Ungeachtet dieser immer wieder eingestreuten, prägnanten Durchdringungen, die wesentlich dazu beitragen, daß der Rückblick neben dem Epochenwechsel eine Pflichtlektüre für die Neue Rechte darstellt, läuft der Ordnungsversuch der Geschichte im dritten Kapitel »Die große Transformation« seiner Spitze entgegen. Bei der minutiösen Zerlegung des Entstehungsprozesses und der charakterisierenden Spezifika unserer Industriegesellschaften in ihre transformatorischen Einzelteile ist Sieferle ganz in seinem Element und kommt zu dem Schluß, daß die »Gesellschaft der Transformationsära […] alle Bestände in Flüsse und Funktionen« auflöst.
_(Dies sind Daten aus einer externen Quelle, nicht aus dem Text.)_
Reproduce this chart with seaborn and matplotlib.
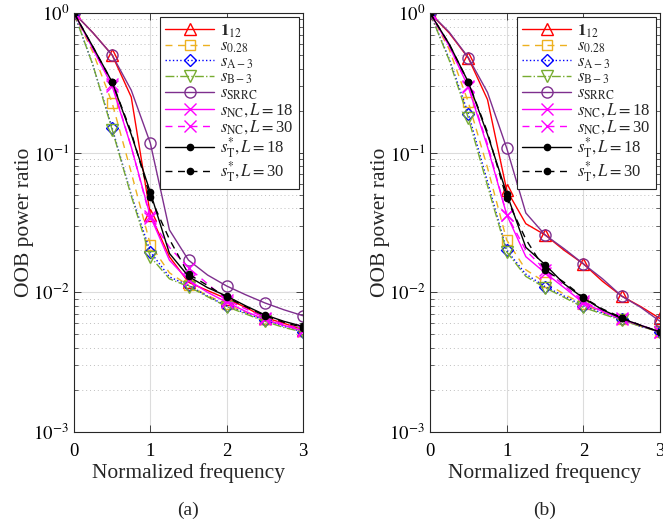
import numpy as np
import matplotlib
matplotlib.use("Agg")
import matplotlib.pyplot as plt
import seaborn as sns
from matplotlib.ticker import LogLocator, NullFormatter, FixedLocator

# ---------------- data ----------------
freq = [0, 0.25, 0.5, 0.75, 1, 1.25, 1.5, 1.75, 2, 2.25, 2.5, 2.75, 3]

# panel (a)
a_ones12 = [1, 0.72, 0.50, 0.25, 0.036, 0.018, 0.0118, 0.0103, 0.0090, 0.0078, 0.0066, 0.0060, 0.0054]
a_s028   = [1, 0.52, 0.227, 0.072, 0.022, 0.0138, 0.0112, 0.0095, 0.0082, 0.0072, 0.0064, 0.0058, 0.0053]
a_sA3    = [1, 0.42, 0.150, 0.050, 0.0195, 0.0129, 0.0112, 0.0094, 0.0080, 0.0071, 0.0063, 0.0057, 0.0052]
a_sB3    = [1, 0.42, 0.146, 0.049, 0.018, 0.0125, 0.0110, 0.0093, 0.0079, 0.0070, 0.0062, 0.0056, 0.0052]
a_srrc   = [1, 0.72, 0.50, 0.28, 0.117, 0.028, 0.017, 0.0133, 0.0111, 0.0096, 0.0084, 0.0075, 0.0068]
a_nc18   = [1, 0.55, 0.30, 0.11, 0.035, 0.017, 0.0122, 0.0100, 0.0085, 0.0073, 0.0064, 0.0058, 0.0053]
a_nc30   = [1, 0.55, 0.31, 0.11, 0.034, 0.021, 0.015, 0.0115, 0.0088, 0.0076, 0.0066, 0.0059, 0.0054]
a_t18    = [1, 0.57, 0.32, 0.135, 0.052, 0.019, 0.013, 0.0108, 0.0094, 0.0080, 0.0069, 0.0062, 0.0057]
a_t30    = [1, 0.57, 0.32, 0.14, 0.048, 0.024, 0.0135, 0.0112, 0.0092, 0.0079, 0.0068, 0.0061, 0.0056]

# panel (b)
b_ones12 = [1, 0.72, 0.476, 0.24, 0.054, 0.031, 0.0258, 0.020, 0.016, 0.012, 0.0094, 0.0079, 0.0065]
b_s028   = [1, 0.55, 0.23, 0.078, 0.0237, 0.0145, 0.0118, 0.0097, 0.0082, 0.0072, 0.0064, 0.0057, 0.0052]
b_sA3    = [1, 0.47, 0.19, 0.062, 0.020, 0.0135, 0.011, 0.0094, 0.0080, 0.0071, 0.0064, 0.0057, 0.0052]
b_sB3    = [1, 0.46, 0.177, 0.058, 0.0195, 0.013, 0.0108, 0.0092, 0.0078, 0.0070, 0.0063, 0.0057, 0.0052]
b_srrc   = [1, 0.73, 0.48, 0.27, 0.108, 0.037, 0.0258, 0.0205, 0.016, 0.0125, 0.0094, 0.0078, 0.0062]
b_nc18   = [1, 0.58, 0.295, 0.11, 0.036, 0.018, 0.0138, 0.0108, 0.0084, 0.0073, 0.0064, 0.0058, 0.0052]
b_nc30   = [1, 0.58, 0.30, 0.115, 0.036, 0.020, 0.0145, 0.0112, 0.0086, 0.0074, 0.0065, 0.0058, 0.0052]
b_t18    = [1, 0.60, 0.32, 0.135, 0.051, 0.021, 0.0158, 0.0115, 0.0091, 0.0075, 0.0065, 0.0058, 0.0052]
b_t30    = [1, 0.60, 0.32, 0.14, 0.047, 0.024, 0.0145, 0.0118, 0.0092, 0.0076, 0.0066, 0.0058, 0.0052]

labels = [r'$\mathbf{1}_{12}$', r'$s_{0.28}$', r'$s_{\mathrm{A-3}}$', r'$s_{\mathrm{B-3}}$',
          r'$s_{\mathrm{SRRC}}$', r'$s_{\mathrm{NC}}, L=$18', r'$s_{\mathrm{NC}}, L=$30',
          r'$s_{\mathrm{T}}^{*}, L=$18', r'$s_{\mathrm{T}}^{*}, L=$30']
xticks = [0, 1, 2, 3]
yticks = [1e-3, 1e-2, 1e-1, 1e0]
ytick_labels = [r'$10^{-3}$', r'$10^{-2}$', r'$10^{-1}$', r'$10^{0}$']
captions = ['(a)', '(b)']

styles = [
    dict(color='#FF0000', ls='-',  marker='^', ms=8,   mfc='none'),
    dict(color='#EDB120', ls=(0, (5, 4)), marker='s', ms=7, mfc='none'),
    dict(color='#0000FF', ls=':',  marker='D', ms=6.5, mfc='none'),
    dict(color='#77AC30', ls='-.', marker='v', ms=8,   mfc='none'),
    dict(color='#7E2F8E', ls='-',  marker='o', ms=8,   mfc='none'),
    dict(color='#FF00FF', ls='-',  marker='x', ms=8,   mfc='none'),
    dict(color='#FF00FF', ls=(0, (5, 4)), marker='x', ms=8, mfc='none'),
    dict(color='#000000', ls='-',  marker='o', ms=4.5, mfc='#000000'),
    dict(color='#000000', ls=(0, (5, 4)), marker='o', ms=4.5, mfc='#000000'),
]

sns.set_theme(style='ticks')
plt.rcParams['font.family'] = ['Liberation Serif', 'DejaVu Serif']
plt.rcParams['mathtext.fontset'] = 'stix'

fig = plt.figure(figsize=(6.63, 5.26), dpi=100)
ax1 = fig.add_axes([74/663, 1-432/526, (303-74)/663, (432-13)/526])
ax2 = fig.add_axes([430/663, 1-432/526, (660-430)/663, (432-13)/526])

panels = [
    (ax1, [a_ones12, a_s028, a_sA3, a_sB3, a_srrc, a_nc18, a_nc30, a_t18, a_t30]),
    (ax2, [b_ones12, b_s028, b_sA3, b_sB3, b_srrc, b_nc18, b_nc30, b_t18, b_t30]),
]

for k, (ax, series) in enumerate(panels):
    for ys, lab, st in zip(series, labels, styles):
        sns.lineplot(x=freq, y=ys, ax=ax, color=st['color'], linestyle=st['ls'],
                     marker=st['marker'], markersize=st['ms'], markerfacecolor=st['mfc'],
                     markeredgecolor=st['color'], markeredgewidth=1.0, markevery=2,
                     linewidth=1.0, label=lab, errorbar=None, estimator=None, sort=False)
    ax.set_yscale('log')
    ax.set_xlim(0, 3)
    ax.set_ylim(1e-3, 1)
    ax.xaxis.set_major_locator(FixedLocator(xticks))
    ax.yaxis.set_major_locator(FixedLocator(yticks))
    ax.set_yticklabels(ytick_labels)
    ax.yaxis.set_minor_locator(LogLocator(base=10, subs=np.arange(2, 10)))
    ax.yaxis.set_minor_formatter(NullFormatter())
    ax.tick_params(axis='both', which='both', direction='in', top=True, right=True,
                   labelsize=13.5, colors='#262626', labelcolor='black')
    ax.tick_params(axis='x', which='major', pad=8)
    ax.tick_params(which='major', length=5, width=0.6)
    ax.tick_params(which='minor', length=3, width=0.5)
    ax.grid(True, which='major', color='#DCDCDC', linewidth=0.8, linestyle='-')
    ax.yaxis.grid(True, which='minor', color='#BEBEBE', linewidth=0.7, linestyle=(0, (1, 3)))
    for sp in ax.spines.values():
        sp.set_color('#262626')
        sp.set_linewidth(0.8)
    ax.set_xlabel('Normalized frequency', fontsize=15.5, labelpad=2)
    ax.set_ylabel('OOB power ratio', fontsize=15.5, labelpad=-1)
    leg = ax.legend(loc='upper right', fontsize=12, frameon=True, fancybox=False,
                    edgecolor='#262626', framealpha=1, handlelength=2.9,
                    labelspacing=-0.05, borderpad=0.3, handletextpad=0.4,
                    borderaxespad=0.25)
    leg.get_frame().set_linewidth(0.8)
    ax.text(0.5, -0.186, captions[k], transform=ax.transAxes, ha='center', va='center',
            fontsize=14)

fig.savefig('out.png', dpi=100)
So mancher Rechte wird sich auf den Schlips getreten fühlen, wenn er diesbezüglich aufzeigt, daß die »Nation« selbst Agens ebenjenes »Fortschritts« und des an ihn gebundenen, egalisierenden Homogenisierungsprozesses ist, der ins Totale mündet. Doch wie ist dem von rechter Seite aus kritisierten, dauerhaften Transformationszustand, der Instabilität qua Verflüssigung und Entortung zufolge hat, Einhalt zu gebieten? Auf den beiden letzten Seiten eröffnet Sieferle diesbezüglich eine Option: »Wenn […] die stofflichen Umsätze zurückgehen, ist in der Tat mit einer ›Entschleunigung‹ und folglich mit neuartigen stilistischen Stabilisierungen zu rechnen.«
Denen, die das verflüssigende Potential in der »großen Transformation« und die daraus resultierenden Gefahren für das Gemeinwesen erkannten, ist wiederum der sechste Band der Werkaugabe, Fortschrittsfeinde?, gewidmet, der mit einem einordnenden Nachwort von IfS-Leiter Dr. Erik Lehnert aufwartet. Er bietet sich als komplementäre Lektüre zum Rückblick an, da er die gesellschaftlichen Reaktionen auf den in ihm explizierten »Fortschrittsprozeß« in ihrer Vielgestaltigkeit nachzeichnet. Hierbei fokussiert sich die ursprünglich im Rahmen eines Forschungsprojekts verfaßte Studie, die zu Sieferles Frühwerken zählt (1984), auf die Zivilisationskritik an der »Moderne« und gibt damit insbesondere Einblicke in die Geschichte konservativen Widerstandes gegen die »Zertrümmerung der altständischen Gesellschaft« und seiner Argumente gegen diesen Vorgang. In diesem Kontext wird auch bei Sieferle zum wiederholten Male deutlich, daß der Natur- bzw. Heimatschutz einer konservativen Geisteshaltung entspringt und erst in den 1970ern zum Anliegen linker Bewegungen wurde. Wie es dazu kommen konnte?»Der moderne Konservative tritt für die schrankenlose Entwicklung der Produktion ein; er will nur noch das sozioökonomische System bewahren, das den industriellen Fortschritt garantiert.« Sieferle zufolge ist er also selbst zum Teil der Maschinerie geworden, die er bis in die 1920er hinein noch bekämpfte. Die Lektüre Sieferles wappnet derweil gegenüber diesem technokratischen Irrweg: Der Rückblick ist Pflicht‑, die Fortschrittsfeinde eine lohnende Komplementärlektüre.